Billy Ray Blu is a former wartime marine and current award-winning vineyard owner in Southern California. He lives in a small, close-knit town where everybody knows each other, and his brother (Junior) just got engaged to his old flame. Things were status quo until Senator Bryant, a star on Capital Hill with a vice-presidency in his future, visits the town to assure the residents that he won’t be taking their land to build a hydroelectric dam that will net him millions of dollars. A chess move by a string puller nicknamed The Prince of Darkness leads to a near riot in which Blu ends up getting arrested for assaulting members of the Internal Security Surveillance (ISS), a government-run clan meant to keep order, at least on the surface. This landed him a 38-month prison sentence and enough injustice propaganda for his former marine comrades to try and break him out.

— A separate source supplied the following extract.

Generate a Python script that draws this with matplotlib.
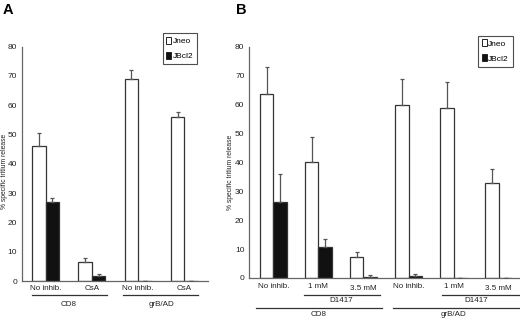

With Blu in prison, life went on in Silver Verde Valley. The town grew as the dam was built, the ISS moved in to help “maintain order” and Blu’s friends did their best to try and clear his name, but to no avail (thanks to the powers that be feeling their agenda would be better accomplished with him in prison). Obviously, this all unravels as the story climaxes. I could pretty much sense what was coming from the first few chapters, but I still enjoyed the read.
Author David Aiello wrote what I consider a good popcorn book. It’s a fun and wild ride, full of action and a little bit of drama. There’s not a whole lot of untapped substance and it played out predictably, but I still couldn’t turn away and was eager to see what happened.
I think Aiello wanted the reader to know that there is a sinister aspect to this country, though that is old news. He may have been trying to paint a bleak picture of what America could be (the back of the book says that this takes place in the “near future”), but things have seemed bleak for years. He may have been trying to show how bad the inner circle of politics are, but “House of Cards” (to name one of many) has already hammered that home.
The thing that bothered me most about this story was Blu. Even though he was a sympathetic and likable character, he was ultimately a criminal. While a set of circumstances may have been set up in hopes that he would react the way he did, he still committed a crime. His revenge plan was absolutely horrific as it played out, and I was never sure why he was trying to accomplish his endgame.
While I have some complaints about “Twilight’s Last Gleaming,” I still enjoyed the book as a whole. The characters, even the unlikable ones, were all relatable. I liked the fact that there were some characters I hated. I also had trouble putting the book down, as I needed to know what was going to happen next. A story that keeps you reading is the epitome of successful writing.